Public roles should not serve private interests

Even if their motives are honest, it is unacceptable that a serving government MP should also be cast into the role of supervising his or her own government, at any level

Public appointments have long been a cause for controversy, in a small island where everyone seems to know everyone else.

Yet the problem has, to date, been notoriously difficult to solve.

It was, in part, to address this very issue, that the Commissioner for Standards in Public Life has proposed changes to the Constitution to strengthen the independence of Parliament and the judiciary, and reinforce the principle of merit in appointments within public administration.

George Hyzler’s proposals are set out in a 138-page report which he presented to the President of Malta in response to the President’s call for submissions on constitutional reform.

Among other things, Malta’s parliamentary standards czar has recommended that Members of Parliament should be disqualified from the House of Representatives if they accept contracts of any kind from the government or public entities.

Similarly, MPs should not be allowed to accept appointments as persons of trust or as members of government boards and committees, George Hyzler said.

The report proposes that judges and magistrates should be selected on merit, following public calls for expressions of interest to fill specific vacancies in the judiciary. “This would ensure that the best person for each vacancy is appointed. The government should retain its current power to overrule the selection process in exceptional instances, but it should publicise and justify any such cases.”

The present system of judicial appointments was reformed in 2016 to allow members of the bar to express interest in becoming magistrates and be vetted by a judicial selection committee. But their selection is still dependent on the executive, something that gives the government of the day too much discretion. “Even worse, from the point of view of judicial independence, promotions within the judiciary – from magistrate to judge and from judge to Chief Justice – remain entirely at the discretion of the government.”

The report also proposes that the Constitution should permit appointments on trust, but only in ministers’ secretariats. “Appointments elsewhere in public administration should, as a general rule, be made on merit.
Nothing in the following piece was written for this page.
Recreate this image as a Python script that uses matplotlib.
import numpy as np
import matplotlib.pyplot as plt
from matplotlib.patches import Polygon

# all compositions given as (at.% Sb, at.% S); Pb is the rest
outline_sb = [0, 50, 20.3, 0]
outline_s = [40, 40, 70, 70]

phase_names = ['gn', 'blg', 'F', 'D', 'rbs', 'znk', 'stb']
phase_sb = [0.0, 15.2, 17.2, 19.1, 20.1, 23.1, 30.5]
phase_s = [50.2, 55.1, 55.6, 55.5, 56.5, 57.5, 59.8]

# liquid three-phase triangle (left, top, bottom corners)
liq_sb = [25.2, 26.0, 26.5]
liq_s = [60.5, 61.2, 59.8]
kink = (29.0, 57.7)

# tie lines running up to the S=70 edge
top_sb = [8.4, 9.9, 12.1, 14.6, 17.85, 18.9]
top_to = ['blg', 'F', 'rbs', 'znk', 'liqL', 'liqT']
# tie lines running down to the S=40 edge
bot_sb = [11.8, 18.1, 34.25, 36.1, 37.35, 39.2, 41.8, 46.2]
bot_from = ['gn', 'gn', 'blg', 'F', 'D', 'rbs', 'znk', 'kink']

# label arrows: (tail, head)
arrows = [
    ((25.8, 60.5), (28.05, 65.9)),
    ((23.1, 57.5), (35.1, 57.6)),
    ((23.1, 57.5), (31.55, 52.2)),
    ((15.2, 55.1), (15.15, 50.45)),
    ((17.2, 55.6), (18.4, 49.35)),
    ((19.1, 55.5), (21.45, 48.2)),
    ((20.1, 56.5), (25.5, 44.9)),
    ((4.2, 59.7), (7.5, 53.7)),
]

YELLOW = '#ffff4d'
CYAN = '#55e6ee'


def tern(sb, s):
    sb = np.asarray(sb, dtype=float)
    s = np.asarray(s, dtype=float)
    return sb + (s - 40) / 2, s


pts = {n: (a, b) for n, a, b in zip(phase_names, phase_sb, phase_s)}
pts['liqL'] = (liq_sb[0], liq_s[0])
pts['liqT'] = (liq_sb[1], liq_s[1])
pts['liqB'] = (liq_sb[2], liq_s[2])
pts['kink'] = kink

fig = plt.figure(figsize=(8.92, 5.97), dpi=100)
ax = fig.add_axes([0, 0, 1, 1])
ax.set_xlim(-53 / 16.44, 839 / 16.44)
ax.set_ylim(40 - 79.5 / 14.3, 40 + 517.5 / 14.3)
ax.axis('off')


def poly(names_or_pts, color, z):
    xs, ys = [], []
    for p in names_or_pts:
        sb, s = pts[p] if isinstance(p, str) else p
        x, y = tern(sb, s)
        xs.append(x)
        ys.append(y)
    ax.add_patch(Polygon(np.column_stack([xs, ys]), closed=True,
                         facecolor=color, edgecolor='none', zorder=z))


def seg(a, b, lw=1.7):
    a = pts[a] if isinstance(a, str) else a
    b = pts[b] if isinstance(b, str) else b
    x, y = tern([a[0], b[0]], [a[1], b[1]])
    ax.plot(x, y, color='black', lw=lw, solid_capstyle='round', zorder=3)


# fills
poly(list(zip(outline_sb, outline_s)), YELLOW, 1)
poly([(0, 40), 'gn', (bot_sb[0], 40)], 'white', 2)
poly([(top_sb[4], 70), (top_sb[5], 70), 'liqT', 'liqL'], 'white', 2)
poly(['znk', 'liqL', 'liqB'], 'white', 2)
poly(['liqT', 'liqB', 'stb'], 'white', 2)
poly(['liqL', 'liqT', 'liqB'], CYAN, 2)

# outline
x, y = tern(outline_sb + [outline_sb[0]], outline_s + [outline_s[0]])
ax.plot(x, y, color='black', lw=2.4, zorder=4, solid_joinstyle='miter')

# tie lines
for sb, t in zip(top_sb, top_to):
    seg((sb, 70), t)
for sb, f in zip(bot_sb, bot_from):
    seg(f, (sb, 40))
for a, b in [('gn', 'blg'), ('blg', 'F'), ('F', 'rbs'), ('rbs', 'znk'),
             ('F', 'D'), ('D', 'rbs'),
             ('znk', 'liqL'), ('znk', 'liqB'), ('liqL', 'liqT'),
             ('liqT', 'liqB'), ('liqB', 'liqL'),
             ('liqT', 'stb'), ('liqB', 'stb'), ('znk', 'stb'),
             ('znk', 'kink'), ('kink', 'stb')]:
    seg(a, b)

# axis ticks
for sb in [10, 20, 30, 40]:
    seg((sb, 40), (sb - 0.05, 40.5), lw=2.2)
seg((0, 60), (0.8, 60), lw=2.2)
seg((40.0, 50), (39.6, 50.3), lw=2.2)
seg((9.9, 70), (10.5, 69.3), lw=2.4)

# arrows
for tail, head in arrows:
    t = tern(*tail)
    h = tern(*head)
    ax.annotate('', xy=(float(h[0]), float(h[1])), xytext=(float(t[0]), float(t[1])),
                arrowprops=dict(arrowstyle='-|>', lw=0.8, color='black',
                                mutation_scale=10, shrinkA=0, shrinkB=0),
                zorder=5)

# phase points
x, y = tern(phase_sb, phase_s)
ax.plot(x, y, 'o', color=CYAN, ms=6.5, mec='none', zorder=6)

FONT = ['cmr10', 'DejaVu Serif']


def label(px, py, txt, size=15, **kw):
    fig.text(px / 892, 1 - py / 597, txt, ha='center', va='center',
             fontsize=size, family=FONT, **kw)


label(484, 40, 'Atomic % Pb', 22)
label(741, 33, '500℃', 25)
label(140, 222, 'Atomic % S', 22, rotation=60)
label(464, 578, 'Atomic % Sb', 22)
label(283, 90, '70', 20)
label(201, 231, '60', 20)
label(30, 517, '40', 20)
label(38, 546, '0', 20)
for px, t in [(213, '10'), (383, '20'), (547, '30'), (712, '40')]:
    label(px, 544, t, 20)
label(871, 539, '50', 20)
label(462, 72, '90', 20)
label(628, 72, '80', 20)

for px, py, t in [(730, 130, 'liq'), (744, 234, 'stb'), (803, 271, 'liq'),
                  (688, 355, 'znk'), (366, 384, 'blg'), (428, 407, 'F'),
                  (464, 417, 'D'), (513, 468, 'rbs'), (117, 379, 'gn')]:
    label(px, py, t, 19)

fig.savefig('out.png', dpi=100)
The Public Service Commission should be empowered to enforce the merit principle throughout public administration, not only in the Public Service as is currently the case.”

As a newspaper that has long called for a reform in the way public positions are conferred, MaltaToday can only welcome the Standards Commissioner’s overdue proposals.
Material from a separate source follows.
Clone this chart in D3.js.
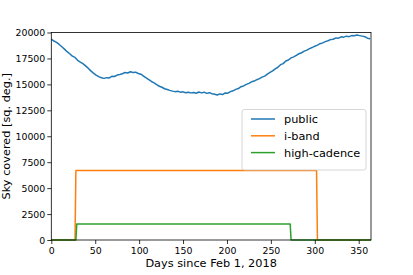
<!DOCTYPE html>
<html>
<head>
<meta charset="utf-8">
<script src="https://cdn.jsdelivr.net/npm/d3@7"></script>
<style>
  html, body { margin: 0; padding: 0; background: #fff; }
  svg { display: block; font-family: "DejaVu Sans", sans-serif; }
</style>
</head>
<body>
<svg id="chart" width="413" height="275"></svg>
<script>
// ---- data ----
const publicStepDays = 3;
const publicValues = [
  19350, 19180, 19050, 18850, 18620, 18400, 18150, 17950, 17720, 17600,
  17320, 17150, 17000, 16780, 16560, 16300, 16080, 15900, 15750, 15640,
  15580, 15650, 15620, 15780, 15760, 15900, 15950, 16020, 16150, 16100,
  16220, 16150, 16180, 16050, 15980, 15800, 15620, 15450, 15280, 15150,
  14980, 14820, 14720, 14580, 14500, 14420, 14350, 14300, 14330, 14250,
  14280, 14200, 14250, 14180, 14220, 14150, 14260, 14180, 14250, 14130,
  14200, 14100, 14050, 13980, 14080, 14020, 14180, 14150, 14300, 14380,
  14520, 14600, 14780, 14850, 15000, 15100, 15250, 15320, 15450, 15550,
  15700, 15800, 15980, 16150, 16300, 16500, 16650, 16900, 17000, 17250,
  17350, 17550, 17650, 17800, 17950, 18050, 18200, 18300, 18450, 18550,
  18680, 18780, 18920, 19000, 19120, 19200, 19320, 19350, 19480, 19450,
  19580, 19550, 19650, 19600, 19700, 19680, 19750, 19700, 19650, 19600,
  19450, 19400
];
const ibandDays = [0, 27, 28, 302, 303, 364];
const ibandValues = [0, 0, 6700, 6700, 0, 0];
const cadenceDays = [0, 28, 29, 272, 273, 364];
const cadenceValues = [0, 0, 1550, 1550, 0, 0];
const xTicks = [0, 50, 100, 150, 200, 250, 300, 350];
const yTicks = [0, 2500, 5000, 7500, 10000, 12500, 15000, 17500, 20000];
const seriesNames = ["public", "i-band", "high-cadence"];
const seriesColors = ["#1f77b4", "#ff7f0e", "#2ca02c"];

// ---- layout ----
const L = 51.3, R = 371, T = 32.5, B = 240;
const svg = d3.select("#chart");
const x = d3.scaleLinear().domain([0, 364]).range([L, R]);
const y = d3.scaleLinear().domain([0, 20000]).range([B, T]);

const publicData = publicValues.map((v, i) => [i * publicStepDays, v]);
const ibandData = ibandDays.map((d, i) => [d, ibandValues[i]]);
const cadenceData = cadenceDays.map((d, i) => [d, cadenceValues[i]]);
const allSeries = [publicData, ibandData, cadenceData];

const line = d3.line().x(d => x(d[0])).y(d => y(d[1]));

const plot = svg.append("g");
allSeries.forEach((s, i) => {
  plot.append("path")
    .datum(s)
    .attr("d", line)
    .attr("fill", "none")
    .attr("stroke", seriesColors[i])
    .attr("stroke-width", 1.5)
    .attr("stroke-linejoin", "round");
});

// axes
const fmt = d3.format("d");
const xAxis = d3.axisBottom(x).tickValues(xTicks).tickFormat(fmt).tickSize(4).tickPadding(3);
const gx = svg.append("g").attr("transform", `translate(0,${B})`).call(xAxis);
const yAxis = d3.axisLeft(y).tickValues(yTicks).tickFormat(fmt).tickSize(4).tickPadding(2);
const gy = svg.append("g").attr("transform", `translate(${L},0)`).call(yAxis);
[gx, gy].forEach(g => {
  g.select(".domain").remove();
  g.selectAll(".tick line").attr("stroke", "#000").attr("stroke-width", 0.8);
  g.selectAll(".tick text").attr("fill", "#000")
    .style("font-family", "DejaVu Sans, sans-serif").style("font-size", "9.4px");
});

// spines
svg.append("rect")
  .attr("x", L).attr("y", T).attr("width", R - L).attr("height", B - T)
  .attr("fill", "none").attr("stroke", "#000").attr("stroke-width", 0.8);

// axis labels
svg.append("text")
  .attr("x", (L + R) / 2).attr("y", 267)
  .attr("text-anchor", "middle")
  .style("font-size", "11.3px")
  .text("Days since Feb 1, 2018");
svg.append("text")
  .attr("transform", `translate(10,${(T + B) / 2}) rotate(-90)`)
  .attr("text-anchor", "middle")
  .style("font-size", "11.3px")
  .text("Sky covered [sq. deg.]");

// legend
const lg = svg.append("g");
lg.append("rect")
  .attr("x", 242).attr("y", 109.5).attr("width", 124).attr("height", 60.5)
  .attr("rx", 2.5).attr("ry", 2.5)
  .attr("fill", "#fff").attr("fill-opacity", 0.8)
  .attr("stroke", "#cccccc").attr("stroke-width", 0.8);
seriesNames.forEach((name, i) => {
  const yy = 119 + i * 16.8;
  lg.append("line")
    .attr("x1", 251).attr("x2", 275).attr("y1", yy).attr("y2", yy)
    .attr("stroke", seriesColors[i]).attr("stroke-width", 1.5);
  lg.append("text")
    .attr("x", 284).attr("y", yy).attr("dy", "0.35em")
    .style("font-size", "11.3px")
    .text(name);
});
</script>
</body>
</html>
The need to regulate this area has long been felt in Malta. Indeed, all these considerations have already been flagged in the past, both by the Council of Europe’s Group of States against Corruption (Greco) report, and more recently by the CoE’s Venice Commission report: both of which found serious systemic shortcomings within Malta’s power-structures.

Nonetheless, it would be simplistic to dismiss the reasons for the present situation: apart from the obvious concern with cronyism, there is also the question of whether an MP’s remuneration is sufficient to warrant giving up all other private practices or jobs.
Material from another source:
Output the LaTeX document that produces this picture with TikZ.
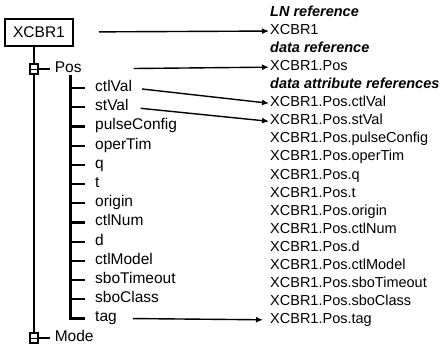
\documentclass[tikz,border=0pt]{standalone}
\usepackage{fontspec}
\setmainfont{Liberation Sans}
\usepackage{tikz}
\usetikzlibrary{positioning, arrows.meta}
\tikzstyle{tree} = [x = 1pt, y = -1pt]
\tikzstyle{treeText} = [font=\fontsize{15.5}{18}\selectfont, anchor=west, inner sep=1pt, text height=.716em, text depth=0pt]
\tikzstyle{refText} = [font=\fontsize{14.5}{18}\selectfont, anchor=west, inner sep=1pt, text height=.716em, text depth=0pt]
\tikzstyle{refHead} = [refText, font=\fontsize{14.5}{18}\selectfont\bfseries\itshape]
\tikzstyle{lnBox} = [draw, line width=2pt, minimum width=68pt, minimum height=27pt, inner sep=0pt, font=\fontsize{15.5}{18}\selectfont]
\tikzstyle{treeLine} = [line width=2.2pt]
\tikzstyle{expander} = [draw, fill=white, line width=1.4pt, minimum width=8pt, minimum height=10pt, inner sep=0pt]
\tikzstyle{refArrow} = [line width=1.4pt, -{Latex[length=7pt, width=6pt]}]
\newcommand{\stemX}{70.5}
\newcommand{\leafX}{94}
\newcommand{\refX}{269}
\newcommand{\leafRow}[1]{88 + 19.2 * #1}
\newcommand{\refRow}[1]{13 + 18.05 * #1}
\newcommand{\expanderNode}[3]{
  \node [expander] (#1) at (34, #2) {};
  \draw [line width=1pt] (#1.west) -- (#1.east);
  \draw [treeLine] (#1.east) -- + (11, 0) node [treeText, anchor=west, xshift=3pt] (#1Text) {#3};
}
\newcommand{\refEntry}[3]{\node [refText] (#1) at (\refX, {\refRow{#2}}) {#3};}
\newcommand{\refHeader}[3]{\node [refHead] (#1) at (\refX, {\refRow{#2}}) {#3};}

\begin{document}
\begin{tikzpicture}[tree]
  \useasboundingbox (0, 0) rectangle (441, 346);
  \node [lnBox] (ln) at (39, 32) {XCBR1};
  \expanderNode{pos}{69}{Pos}
  \expanderNode{mode}{338}{Mode}
  \draw [treeLine] (pos.north |- ln.south) -- (pos.north);
  \draw [treeLine] (pos.south) -- (mode.north);

  % attributes of Pos
  \foreach \name [count = \i from 0] in {ctlVal, stVal, pulseConfig, operTim, q, t, origin, ctlNum, d, ctlModel, sboTimeout, sboClass, tag} {
    \pgfmathsetmacro{\var}{\leafRow{\i}}
    \node [treeText] (leaf\i) at (\leafX, \var) {\name};
    \draw [treeLine] (\stemX, \var) -- ([xshift=-9pt]leaf\i.west);
    \pgfmathsetmacro{\row}{\i + 5}
    \refEntry{ref\i}{\row}{XCBR1.Pos.\name}
  }
  \coordinate (stem) at (\stemX, 75);
  \draw [treeLine] (stem) |- ([xshift=-9pt]leaf12.west);

  \refHeader{lnHead}{0}{LN reference}
  \refEntry{lnRef}{1}{XCBR1}
  \refHeader{doHead}{2}{data reference}
  \refEntry{doRef}{3}{XCBR1.Pos}
  \refHeader{daHead}{4}{data attribute references}

  \draw [refArrow, shorten <= 25pt] (ln.east) -- (lnRef.west);
  \draw [refArrow, shorten <= 50pt] (posText.east) -- (doRef.west);
  \draw [refArrow, shorten <= 9pt] (leaf0.east) -- (ref0.west);
  \draw [refArrow, shorten <= 11pt] (leaf1.east) -- (ref1.west);
  \draw [refArrow, shorten <= 15pt, shorten >= 6pt] (leaf12.east) -- (ref12.west);
\end{tikzpicture}
\end{document}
Before Joseph Muscat came to power, Lawrence Gonzi had already tried to address this by creating a system of parliamentary assistants to have MPs shadow ministers and earn a higher honorarium.

Controversially, he gave ministers their parliamentary honorarium, creating the impression of a ‘double salary’ that allowed Muscat to translate popular anger into a successful crusade for himself.

Muscat was elected in 2013 in part on a ‘meritocracy’ platform. But while the new government scrapped the previous system, Muscat postponed any meaningful reform on parliamentary and ministerial salaries. Instead of parliamentary roles, the Prime Minister gave his MPs jobs with the State – chairmanships, positions of trust, and well-paid directorships.

In some ways, this is arguably worse than Gonzi’s honoraria fiasco. For Muscat’s methods have also cemented the impression that MPs may be abusing their roles by using public platforms to serve private interests.

An MP who is also chairman of a government board or authority may give rise to unnecessary conflicts of interest. Moreover, it calls into question the functionality of the public role itself.

Apart from obvious considerations – e.g., anyone appointed to any public office must be a person of integrity – it is imperative that our institutions are seen to be functioning, regardless of the individual who occupies the post.

It’s no good having all the best reforms and legislation in the world… if the people appointed do not carry out the duties mandated. We need public officers who will see through any investigation/action as necessary, and not falter at the first challenge.

Even if their motives are honest, it is unacceptable that a serving government MP should also be cast into the role of supervising his or her own government, at any level.

As Hyzler – himself a former Nationalist MP and minister – perceptively put it: “Democratic principles require that Parliament should be capable of holding the government to account, but Parliament cannot fulfil this role effectively if backbench MPs are financially dependent on the government.”

Yet disqualifying MPs from those roles, in itself, does not address the underlying issue. So, while agreeing with the Standards Commissioner’s recommendations, this newspaper reiterates that any such reform should also address the issue of substandard remuneration and work conditions for MPs.